Y.A. fiction is the least of it. It is now possible to conceive of adulthood as the state of being forever young. Childhood, once a condition of limited autonomy and deferred pleasure (“wait until you’re older”), is now a zone of perpetual freedom and delight. Grown people feel no compulsion to put away childish things: We can live with our parents, go to summer camp, play dodge ball, collect dolls and action figures and watch cartoons to our hearts’ content. These symptoms of arrested development will also be signs that we are freer, more honest and happier than the uptight fools who let go of such pastimes.
Cartoons and Universal Kid Space
I devoted a post to various
notes about “universal kid space”
back in 2010. My earliest notes on the subject date back to September of 2003:
What I find so interesting an peculiar about those films [the early Disney features and similar films] is that they are intelligible and entertaining both to fairly young children and to their parents and grandparents. That is to say, Grandpa’s grandchildren can enjoy these films on their own terms, but so can Grandpa. Grandpa might take special pleasure in viewing these films with his grandchildren, but he doesn’t need to be with them in order to take pleasure in the films; he doesn’t need to borrow his pleasure from theirs.
I think such films, and the cultural space they inhabit, are a remarkable creation. When and where did it come into existence? What are its characteristics?
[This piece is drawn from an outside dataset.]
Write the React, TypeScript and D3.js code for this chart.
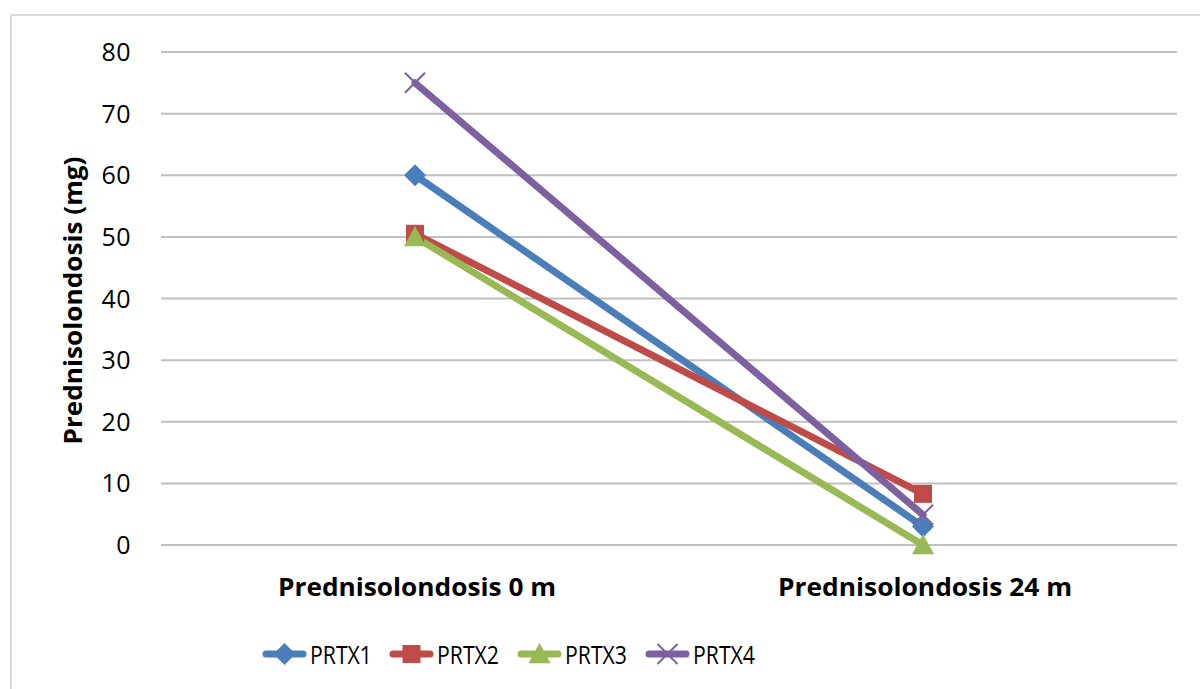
import React from "react";
import * as d3 from "d3";

const categories = ["Prednisolondosis 0 m", "Prednisolondosis 24 m"];
const seriesNames = ["PRTX1", "PRTX2", "PRTX3", "PRTX4"];
const prtx1 = [60, 3];
const prtx2 = [50.5, 8.3];
const prtx3 = [50, 0];
const prtx4 = [75, 4.9];
const yTicks = [0, 10, 20, 30, 40, 50, 60, 70, 80];
const colors = ["#4a7ebb", "#be4b48", "#98b954", "#7d60a0"];
const markers = ["diamond", "square", "triangle", "x"];

const W = 1200;
const H = 689;
const M = { left: 161, right: 1177, top: 52, bottom: 545 };
const FONT = "'Open Sans', sans-serif";

function Marker({ kind, x, y, color }: { kind: string; x: number; y: number; color: string }) {
  if (kind === "diamond") {
    const s = 11;
    return <path d={`M${x},${y - s}L${x + s},${y}L${x},${y + s}L${x - s},${y}Z`} fill={color} />;
  }
  if (kind === "square") {
    const s = 9;
    return <rect x={x - s} y={y - s} width={2 * s} height={2 * s} fill={color} />;
  }
  if (kind === "triangle") {
    const s = 11;
    return <path d={`M${x},${y - s}L${x + s},${y + s * 0.85}L${x - s},${y + s * 0.85}Z`} fill={color} />;
  }
  const s = 10;
  return (
    <path
      d={`M${x - s},${y - s}L${x + s},${y + s}M${x - s},${y + s}L${x + s},${y - s}`}
      stroke={color}
      strokeWidth={2}
      fill="none"
    />
  );
}

export default function App() {
  const x = d3.scaleBand<string>().domain(categories).range([M.left, M.right]);
  const y = d3.scaleLinear().domain([0, 80]).range([M.bottom, M.top]);
  const data = [prtx1, prtx2, prtx3, prtx4];
  const cx = (i: number) => (x(categories[i]) as number) + x.bandwidth() / 2;
  const line = d3
    .line<number>()
    .x((_, i) => cx(i))
    .y((d) => y(d));

  const legendX = [262, 389, 517, 645];
  const catWidths = [278, 294];

  return (
    <svg
      width={W}
      height={H}
      style={{ position: "absolute", left: 0, top: 0, display: "block", background: "#fff" }}
      fontFamily={FONT}
    >
      <rect x={11} y={15} width={W} height={H} fill="#fff" stroke="#d9d9d9" strokeWidth={2} />
      {yTicks.map((t) => (
        <g key={t}>
          <line x1={M.left} x2={M.right} y1={y(t)} y2={y(t)} stroke="#bfbfbf" strokeWidth={2} />
          <text
            x={131}
            y={y(t)}
            dy="0.36em"
            textAnchor="end"
            fontSize={25}
            letterSpacing={0.5}
            fill="#000"
          >
            {t}
          </text>
        </g>
      ))}
      <text
        transform={`translate(82,${(M.top + M.bottom) / 2 + 2}) rotate(-90)`}
        textAnchor="middle"
        fontSize={25}
        fontWeight="bold"
        fill="#000"
        textLength={288}
        lengthAdjust="spacingAndGlyphs"
      >
        Prednisolondosis (mg)
      </text>
      {categories.map((c, i) => (
        <text
          key={c}
          x={cx(i) + 2}
          y={587}
          dy="0.36em"
          textAnchor="middle"
          fontSize={25}
          fontWeight="bold"
          fill="#000"
          textLength={catWidths[i]}
          lengthAdjust="spacingAndGlyphs"
        >
          {c}
        </text>
      ))}
      {data.map((d, i) => (
        <path
          key={i}
          d={line(d) || ""}
          stroke={colors[i]}
          strokeWidth={7}
          fill="none"
          strokeLinecap="round"
        />
      ))}
      {data.map((d, i) =>
        d.map((v, j) => (
          <Marker key={`${i}-${j}`} kind={markers[i]} x={cx(j)} y={y(v)} color={colors[i]} />
        ))
      )}
      {seriesNames.map((n, i) => (
        <g key={n}>
          <line
            x1={legendX[i] + 4}
            x2={legendX[i] + 41}
            y1={654}
            y2={654}
            stroke={colors[i]}
            strokeWidth={7}
            strokeLinecap="round"
          />
          <Marker kind={markers[i]} x={legendX[i] + 22.5} y={654} color={colors[i]} />
          <text
            x={legendX[i] + 48}
            y={655}
            dy="0.36em"
            fontSize={26}
            fill="#000"
            textLength={62}
            lengthAdjust="spacingAndGlyphs"
          >
            {n}
          </text>
        </g>
      ))}
    </svg>
  );
}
On the first question, the narrowest possible answer is that Disney created that space in the later 1930s. I do think that is too narrow an answer. We can, for example, look to such 19th century texts as “A Christmas Carol,” “Tom Sawyer” (but perhaps not “Huckleberry Finn”) and the “Alice” books. Most broadly we might think of Neolithic campsites where the band gathers in the evening to chat and to tell stories. Everyone in the band is there and so everyone hears the stories – as such bands do have specifically children’s music, they may also have specifically children’s tales, but I don’t really know. This answer, I feel, is perhaps too broad, as Neolithic cultures are, in general, rather undifferentiated.
As for the characteristics of such a cultural play space, the question arises because of the very different psychologies of children and adults. Here I’m thinking both in cognitive terms and affective-motivational terms. I assume that children and adults construe the objects in this space in very different ways – each according to her needs and capacities. What interests me is that objects can be created which answer to such very different psychologies. How is that possible? What specific characteristics must those objects have?
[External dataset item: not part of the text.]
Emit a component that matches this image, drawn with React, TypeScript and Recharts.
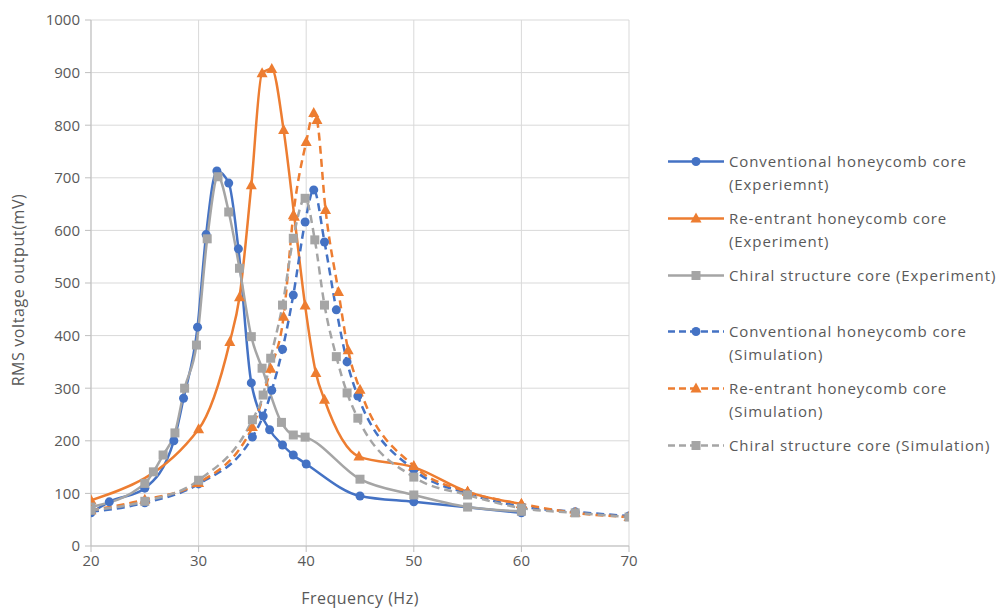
import React from "react";
import { LineChart, Line, XAxis, YAxis, CartesianGrid, Legend, Label } from "recharts";

// Excel-like look: Calibri-ish text, grey ticks, light grid
const FONT = "'Open Sans', 'DejaVu Sans', sans-serif";
const TEXT = "#595959";
const BLUE = "#4472C4";
const ORANGE = "#ED7D31";
const GRAY = "#A5A5A5";

const xTicks = [20, 30, 40, 50, 60, 70];
const yTicks = [0, 100, 200, 300, 400, 500, 600, 700, 800, 900, 1000];

// [frequency Hz, RMS mV]
const convExp: [number, number][] = [
  [20, 63], [21.7, 84], [25, 110], [27.7, 200], [28.6, 281], [29.9, 416], [30.7, 592],
  [31.7, 713], [32.8, 690], [33.7, 565], [34.9, 310], [36.6, 221], [37.8, 192],
  [38.8, 173], [40, 156], [45, 95], [50, 84], [60, 63],
];
const reExp: [number, number][] = [
  [20, 87], [30, 222], [32.9, 388], [33.8, 473], [34.9, 686], [35.9, 899], [36.8, 907],
  [37.9, 791], [38.9, 626], [39.9, 457], [40.9, 329], [41.7, 278], [44.9, 170],
  [50, 150], [55, 103], [60, 80],
];
const chiralExp: [number, number][] = [
  [20, 74], [25, 119], [25.8, 141], [26.7, 173], [27.8, 215], [28.7, 300], [29.8, 382],
  [30.8, 584], [31.8, 702], [32.8, 635], [33.8, 528], [34.9, 398], [35.9, 338],
  [37.7, 235], [38.8, 211], [39.9, 207], [45, 127], [50, 97], [55, 74], [60, 66],
];
const convSim: [number, number][] = [
  [20, 65], [25, 82], [30, 118], [35, 207], [36, 247], [36.8, 296], [37.8, 374],
  [38.8, 477], [39.9, 616], [40.7, 677], [41.7, 578], [42.8, 449], [43.8, 350],
  [44.8, 285], [50, 145], [55, 100], [60, 75], [65, 65], [70, 57],
];
const reSim: [number, number][] = [
  [20, 68], [25, 88], [30, 120], [35, 226], [36.7, 337], [37.9, 436], [38.8, 629],
  [40, 768], [40.7, 823], [41, 810], [41.8, 639], [43, 483], [43.9, 372], [45, 297],
  [50, 152], [55, 103], [60, 80], [65, 63], [70, 55],
];
const chiralSim: [number, number][] = [
  [20, 68], [25, 85], [30, 125], [35, 240], [36, 287], [36.7, 357], [37.8, 458],
  [38.8, 585], [39.9, 661], [40.8, 582], [41.7, 458], [42.8, 360], [43.8, 291],
  [44.8, 243], [50, 131], [55, 97], [60, 72], [65, 63], [70, 55],
];

type Shape = "circle" | "triangle" | "square";

const SERIES: { name: string; color: string; dashed: boolean; shape: Shape; pts: [number, number][] }[] = [
  { name: "Conventional honeycomb core\n(Experiemnt)", color: BLUE, dashed: false, shape: "circle", pts: convExp },
  { name: "Re-entrant honeycomb core\n(Experiment)", color: ORANGE, dashed: false, shape: "triangle", pts: reExp },
  { name: "Chiral structure core (Experiment)", color: GRAY, dashed: false, shape: "square", pts: chiralExp },
  { name: "Conventional honeycomb core\n(Simulation)", color: BLUE, dashed: true, shape: "circle", pts: convSim },
  { name: "Re-entrant honeycomb core\n(Simulation)", color: ORANGE, dashed: true, shape: "triangle", pts: reSim },
  { name: "Chiral structure core (Simulation)", color: GRAY, dashed: true, shape: "square", pts: chiralSim },
];

const DASH = "8 5";

function Marker({ cx, cy, shape, color }: { cx?: number; cy?: number; shape: Shape; color: string }) {
  if (cx == null || cy == null) return null;
  if (shape === "circle") return <circle cx={cx} cy={cy} r={4.5} fill={color} />;
  if (shape === "triangle")
    return <polygon points={`${cx},${cy - 6} ${cx + 5.5},${cy + 4} ${cx - 5.5},${cy + 4}`} fill={color} />;
  return <rect x={cx - 4.5} y={cy - 4.5} width={9} height={9} fill={color} />;
}

function LegendBox() {
  return (
    <div style={{ fontFamily: FONT, fontSize: 15, color: TEXT, letterSpacing: 0.9 }}>
      {SERIES.map((s, i) => (
        <div key={i} style={{ display: "flex", alignItems: "flex-start", height: 56.8 }}>
          <svg width={56} height={23} style={{ flex: "none" }}>
            <line x1={0} y1={11.5} x2={56} y2={11.5} stroke={s.color} strokeWidth={2.5}
              strokeDasharray={s.dashed ? "7 4" : undefined} />
            <Marker cx={28} cy={11.5} shape={s.shape} color={s.color} />
          </svg>
          <div style={{ marginLeft: 5, lineHeight: "23px", whiteSpace: "pre-line" }}>{s.name}</div>
        </div>
      ))}
    </div>
  );
}

export default function App() {
  return (
    <div style={{ position: "absolute", left: 0, top: 0, background: "#fff" }}>
      <LineChart width={1005} height={614} margin={{ top: 20, right: 376, left: 11, bottom: 38 }}>
        <CartesianGrid stroke="#d9d9d9" strokeWidth={1} />
        <XAxis
          type="number"
          dataKey="x"
          domain={[20, 70]}
          ticks={xTicks}
          allowDataOverflow
          height={30}
          stroke="#bfbfbf"
          tickSize={6}
          tickMargin={3}
          tick={{ fill: TEXT, fontSize: 15, fontFamily: FONT }}
        >
          <Label
            content={({ viewBox }: any) => (
              <text x={viewBox.x + viewBox.width / 2} y={600} textAnchor="middle" dominantBaseline="middle"
                fill={TEXT} fontSize={16} letterSpacing={0.5} fontFamily={FONT}>
                Frequency (Hz)
              </text>
            )}
          />
        </XAxis>
        <YAxis
          type="number"
          domain={[0, 1000]}
          ticks={yTicks}
          width={80}
          stroke="#bfbfbf"
          tickSize={6}
          tickMargin={5}
          tick={{ fill: TEXT, fontSize: 15, fontFamily: FONT }}
        >
          <Label
            content={({ viewBox }: any) => {
              const cy = viewBox.y + viewBox.height / 2 + 7;
              return (
                <text x={20} y={cy} transform={`rotate(-90 20 ${cy})`} textAnchor="middle" dominantBaseline="middle"
                  fill={TEXT} fontSize={16} letterSpacing={0.6} fontFamily={FONT}>
                  RMS voltage output(mV)
                </text>
              );
            }}
          />
        </YAxis>
        <Legend
          layout="vertical"
          align="center"
          verticalAlign="middle"
          content={() => <LegendBox />}
          wrapperStyle={{ left: 668, top: 150, width: 337 }}
        />
        {SERIES.map((s, i) => (
          <Line
            key={i}
            name={s.name}
            data={s.pts.map(([x, y]) => ({ x, y }))}
            dataKey="y"
            type="monotone"
            stroke={s.color}
            strokeWidth={2.5}
            strokeDasharray={s.dashed ? DASH : undefined}
            dot={(p: any) => <Marker key={p.index} cx={p.cx} cy={p.cy} shape={s.shape} color={s.color} />}
            activeDot={false}
            isAnimationActive={false}
          />
        ))}
      </LineChart>
    </div>
  );
}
Robots, Cyborgs, and Kawaii
Takashi Murakami seems to be suggesting all of this and more in “Earth in my Window,” his long essay in
Little Boy: The Arts of Japan’s Exploding Subculture (2005, p. 148):
Robots are refined to a level at which they compensate for the inadequacy of human communication, expand human capabilities, and even possess self-consciousness. With the aid of such robots, humans can evolve into superhuman New Types. People themselves become a black hole: life in death, transformation, repeated mutation. Thought stops and the child never grows up. Sucked in by kawaii, you lose initiative, or laugh at your own lethargy and take a robot for a real-world partner. And yet, amidst it all, people awaken and evolve toward a new humanity.